The securities described above were issued to “accredited” investors, as such term is promulgated by the SEC. In reliance upon such accredited investor’s representation as an “accredited investor,” among other representations, the offer and issuance of the securities described above are exempt from the registration requirements under the Securities Act of 1933, as amended (the “Securities Act”), pursuant to Section 4(2) thereof and in reliance upon Rule 506 of Regulation D promulgated by the SEC.
On September 19, 2011 the Company entered into an agreement with its management team. The agreement outlines the management team’s position and duties, compensation and methodology for calculation, procedures for termination of the agreement for “Cause”, and noncompetition agreement. Under the terms of the agreement, The Management Team will be issued restricted common shares equal to 27% of Employers outstanding common stock, and which includes stock previously issued by the Company. The Company's Board of Directors will vote at a later date regarding the allocation of these shares amongst the management team members. The Management Team’s 27% common stock ownership shall be protected through anti-dilution provisions. If the Company issues additional shares through financings or for any other reasons, additional common stock will be issued to the Management Team to maintain their original 27% common stock ownership, less any shares previously sold.

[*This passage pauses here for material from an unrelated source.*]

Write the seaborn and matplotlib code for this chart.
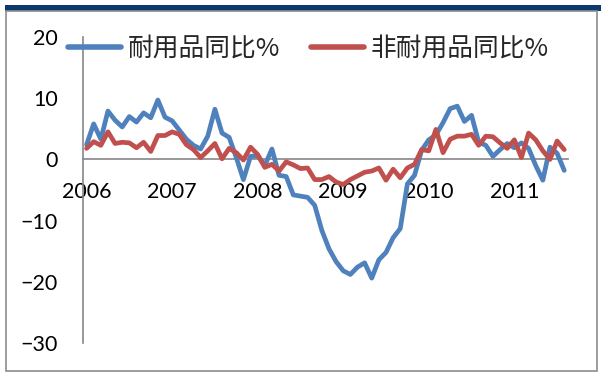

On September 21, 2011 the Company issued promissory notes to an accredited investor totaling $8,000.00 for the Company, a form which is convertible into shares of the Company’s common stock at a fixed conversion price equal to the lesser of the fixed conversion price of $0.0018, or seventy five percent (75%) of the average of the closing bid price of the common stock as reported by Bloomberg LP for the principal market for the 5 trading days preceding the conversion date. As part of this transaction the Company also issued to the subscriber a warrant to purchase an additional 4,444,444 shares of common stock at $0.0018.
On September 26, 2011 the Company issued promissory notes to an accredited investor totaling $11,250.00 for the Company, a form which is convertible into shares of the Company’s common stock at a fixed conversion price equal to the lesser of the fixed conversion price of $0.0018, or seventy five percent (75%) of the average of the closing bid price of the common stock as reported by Bloomberg LP for the principal market for the 5 trading days preceding the conversion date. As part of this transaction the Company also issued to the subscriber a warrant to purchase an additional 6,250,000 shares of common stock at $0.0018.
The securities described above were issued to “accredited” investors, as such term is promulgated by the SEC. In reliance upon such accredited investor’s representation as an “accredited investor,” among other representations, the offer and issuance of the securities described above are exempt from the registration requirements under the Securities Act of 1933, as amended (the “Securities Act”), pursuant to Section 4(2) thereof and in reliance upon Rule 506 of Regulation D promulgated by the SEC.